Но сообразил я, что никакой это не кустарник. За торчащие ветки оленьи рога принял.
Стадо оленей сбегало с холма и, нырнув в ложбину, взбиралось на следующий холм. И за ним скрылось.
Олени малорослые и рога на бегу параллельно земле держат. Сами скачут, а рога будто плывут. Так животные энергию во время бега берегут: без лишней работы на поднятие рогов при каждом скачке.
Из-за холма выехали нарты, запряженные шестеркой оленей – веером. Оленевод правил длинным шестом – хореем.
Увидел меня, остановился, с нарт сошел.
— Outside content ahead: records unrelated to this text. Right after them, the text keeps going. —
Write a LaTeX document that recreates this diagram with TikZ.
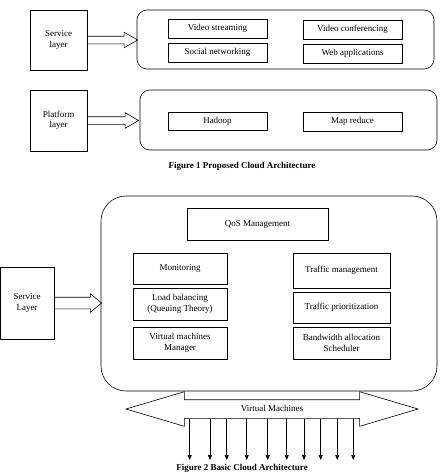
\documentclass[tikz,border=0pt]{standalone}
\usepackage{fontspec}
\setmainfont{Liberation Serif}
\usetikzlibrary{shapes.arrows,arrows.meta}

\begin{document}
\begin{tikzpicture}[x=1pt,y=-1pt,line width=0.6pt,
  every node/.style={font=\fontsize{9}{10.5}\selectfont},
  layerbox/.style={draw,minimum width=57pt,align=center,inner sep=0pt},
  comp/.style={draw,minimum width=99pt,minimum height=19pt,inner sep=0pt,align=center},
  frame/.style={draw,rounded corners=10pt,inner sep=0pt},
  hollowarrow/.style={draw,single arrow,inner xsep=0pt,anchor=tail},
  caption/.style={font=\fontsize{9}{10.5}\selectfont\bfseries}]

\useasboundingbox (0,0) rectangle (445,474);

% Figure 1
\node[layerbox,minimum height=60pt] (service) at (58.5,40) {Service\\layer};
\node[frame,minimum width=297pt,minimum height=59pt] (services) at (285.5,39.5) {};
\node[comp] (streaming) at (217.5,28.5) {Video streaming};
\node[comp] (social) at (217.5,52.5) {Social networking};
\node[comp] (conferencing) at (352.5,29.5) {Video conferencing};
\node[comp] (webapps) at (352.5,53.5) {Web applications};
\node[hollowarrow,minimum width=15pt,inner ysep=3.5pt,single arrow head extend=4pt,
  single arrow tip angle=60,minimum height=50pt] (arrowa) at (service.east) {};

\node[layerbox,minimum height=61pt] (platform) at (58.5,120.5) {Platform\\layer};
\node[frame,minimum width=297pt,minimum height=60pt] (platforms) at (288.5,120) {};
\node[comp,minimum height=18pt] (hadoop) at (217.5,121) {Hadoop};
\node[comp] (mapreduce) at (352.5,121.5) {Map reduce};
\node[hollowarrow,minimum width=15pt,inner ysep=3.5pt,single arrow head extend=4pt,
  single arrow tip angle=60,minimum height=51pt] (arrowb) at (platform.east) {};

\node[caption] (cap1) at (242,166) {Figure 1 Proposed Cloud Architecture};

% Figure 2
\node[frame,rounded corners=25pt,minimum width=336pt,minimum height=195pt] (cloud) at (269,293.5) {};
\node[comp,minimum width=141pt,minimum height=32pt] (qos) at (257.5,224) {QoS Management};
\node[comp,minimum width=94pt,minimum height=31pt] (monitor) at (180,268.5) {Monitoring};
\node[comp,minimum width=94pt,minimum height=32pt] (balance) at (180,304) {Load balancing\\(Queuing Theory)};
\node[comp,minimum width=94pt,minimum height=32pt] (vmmanager) at (180,343) {Virtual machines\\Manager};
\node[comp,minimum width=97pt,minimum height=35pt] (traffic) at (341.5,270.5) {Traffic management};
\node[comp,minimum width=97pt,minimum height=31pt] (priority) at (341.5,307.5) {Traffic prioritization};
\node[comp,minimum width=97pt,minimum height=32pt] (bandwidth) at (341.5,343) {Bandwidth allocation\\Scheduler};

\node[layerbox,minimum width=54pt,minimum height=72pt] (layer) at (27,303) {Service\\Layer};
\node[hollowarrow,minimum width=18pt,inner ysep=5.5pt,single arrow head extend=3.5pt,
  single arrow tip angle=79,minimum height=47pt] (arrowc) at (layer.east) {};

\node[draw,double arrow,double arrow tip angle=33,double arrow head extend=8pt,
  minimum width=34pt,minimum height=292pt,inner xsep=0pt,inner ysep=5pt,
  text height=6pt,text depth=2pt] (vm) at (272,409) {Virtual Machines};
\foreach \x in {189.7,210,226.7,246.7,267.7,286.7,304,320.7,337.3,353.3}
  \draw[-{Triangle[width=4pt,length=5pt]}] (vm.south -| \x,0) -- (\x,460);

\node[caption] (cap2) at (242,468) {Figure 2 Basic Cloud Architecture};

\end{tikzpicture}
\end{document}
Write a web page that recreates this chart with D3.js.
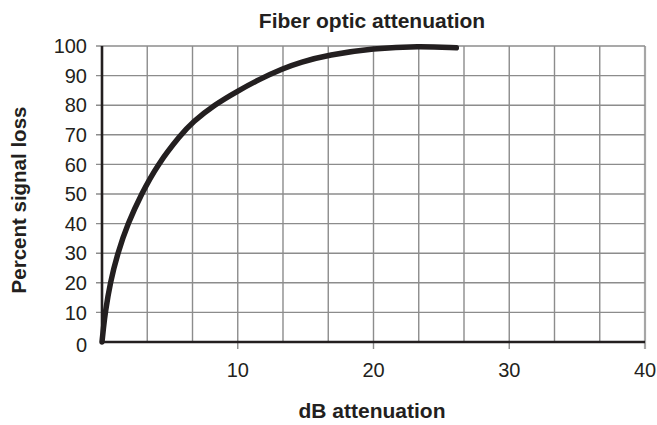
<!DOCTYPE html>
<html>
<head>
<meta charset="utf-8">
<script src="https://cdn.jsdelivr.net/npm/d3@7"></script>
<style>
  body { margin: 0; background: #fff; }
  svg { display: block; font-family: "Liberation Sans", Arial, Helvetica, sans-serif; }
</style>
</head>
<body>
<script>
// values
var attenuation = [0, 0.1, 0.24, 0.6, 1.15, 1.9, 2.9, 4.1, 5.8, 6.67, 8.3, 10, 11.6, 13.33, 14.6, 16.67, 20, 23.33, 26.1];
var signalLoss  = [0, 4.5, 10, 20, 30, 40, 50, 60, 70, 74.3, 80.2, 84.8, 88.8, 92.4, 94.5, 97, 99.2, 100, 99.4];

var xTicks = [10, 20, 30, 40];
var yTicks = [0, 10, 20, 30, 40, 50, 60, 70, 80, 90, 100];
var xGrid = [3.333, 6.667, 10, 13.333, 16.667, 20, 23.333, 26.667, 30, 33.333, 36.667, 40];

var width = 657, height = 425;

var svg = d3.select("body").append("svg")
    .attr("width", width)
    .attr("height", height);

var x = d3.scaleLinear().domain([0, 40]).range([102, 645]);
var y = d3.scaleLinear().domain([0, 100]).range([342, 46]);

//grid
var grid = svg.append("g");

grid.selectAll("line.v")
    .data(xGrid)
    .enter().append("line")
    .attr("class", "v")
    .attr("x1", d => x(d)).attr("x2", d => x(d))
    .attr("y1", y(100))
    .attr("y2", d => xTicks.indexOf(d) >= 0 ? y(0) + 7 : y(0))
    .attr("stroke", d => d === 40 ? "#a6a6a6" : "#8c8c8c")
    .attr("stroke-width", d => d === 40 ? 2.2 : 1.4);

grid.selectAll("line.h")
    .data(yTicks.slice(1))
    .enter().append("line")
    .attr("class", "h")
    .attr("x1", x(0) - 6).attr("x2", x(40))
    .attr("y1", d => y(d)).attr("y2", d => y(d))
    .attr("stroke", "#8c8c8c")
    .attr("stroke-width", 1.4);

//axes
svg.append("line")
    .attr("x1", x(0)).attr("x2", x(0))
    .attr("y1", y(100)).attr("y2", y(0) + 1)
    .attr("stroke", "#231f20").attr("stroke-width", 2.6);

svg.append("line")
    .attr("x1", x(0) - 1).attr("x2", x(40))
    .attr("y1", y(0)).attr("y2", y(0))
    .attr("stroke", "#231f20").attr("stroke-width", 2.6);

//tick labels
svg.append("g").selectAll("text")
    .data(yTicks)
    .enter().append("text")
    .attr("x", 87)
    .attr("y", d => d === 0 ? y(0) + 3 : y(d))
    .attr("dy", "0.36em")
    .attr("text-anchor", "end")
    .style("font-size", "20px")
    .style("fill", "#231f20")
    .text(d => d);

svg.append("g").selectAll("text")
    .data(xTicks)
    .enter().append("text")
    .attr("x", d => x(d))
    .attr("y", 370)
    .attr("dy", "0.36em")
    .attr("text-anchor", "middle")
    .style("font-size", "20px")
    .style("fill", "#231f20")
    .text(d => d);

//titles
svg.append("text")
    .attr("x", 372).attr("y", 28)
    .attr("text-anchor", "middle")
    .style("font-size", "21px").style("font-weight", "bold")
    .style("fill", "#231f20")
    .text("Fiber optic attenuation");

svg.append("text")
    .attr("x", 372).attr("y", 418)
    .attr("text-anchor", "middle")
    .style("font-size", "21px").style("font-weight", "bold")
    .style("fill", "#231f20")
    .text("dB attenuation");

svg.append("text")
    .attr("transform", "translate(26,200) rotate(-90)")
    .attr("text-anchor", "middle")
    .style("font-size", "20.5px").style("font-weight", "bold")
    .style("fill", "#231f20")
    .text("Percent signal loss");

//curve
var line = d3.line()
    .x(d => x(d[0]))
    .y(d => y(d[1]))
    .curve(d3.curveBasis);

svg.append("path")
    .datum(attenuation.map((a, i) => [a, signalLoss[i]]))
    .attr("d", line)
    .attr("fill", "none")
    .attr("stroke", "#231f20")
    .attr("stroke-width", 5.5)
    .attr("stroke-linecap", "round");
</script>
</body>
</html>
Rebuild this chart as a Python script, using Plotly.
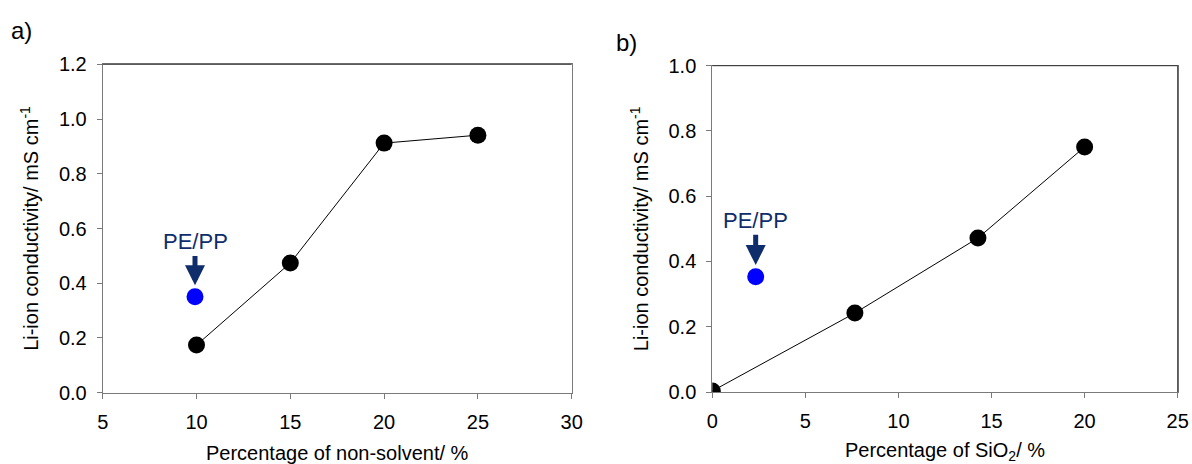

И не такого я уж малого роста рядом с ним оказался.
Разговорились мы со старым Ваумом из рода Пиеттамина Неанга. Душевно пригласил к себе в чум, обещал познакомить с внучкой Марией.
Быстроногая, яснолицая, узкоглазая и сразу за душу взяла, едва ее увидел.
Подружился я с этими людьми, как ни с кем прежде.
Старику трофейный немецкий радиоприемник подарил, который Гечка Ревич после первой операции против немцев мне отдал.
Марию стал учить всему, что сам знал. Даже астрономии. В ту пору член-корреспондент Академии наук СССР Гавриил Андрианович Тихон наблюдал вроде бы растения на Марсе, создав науку астроботанику. Этот Марс, красненькую звездочку, я показывал Марии на небосводе.
До зимы мы с ней ликбез прошли. На лету все схватывала, ко всему на свете жадная, любопытная. Я и рассказывал ей обо всем, даже о Древнем Риме, о восстании гладиаторов и вожде их Спартаке. Так стал я одним из первых учителей в тундре.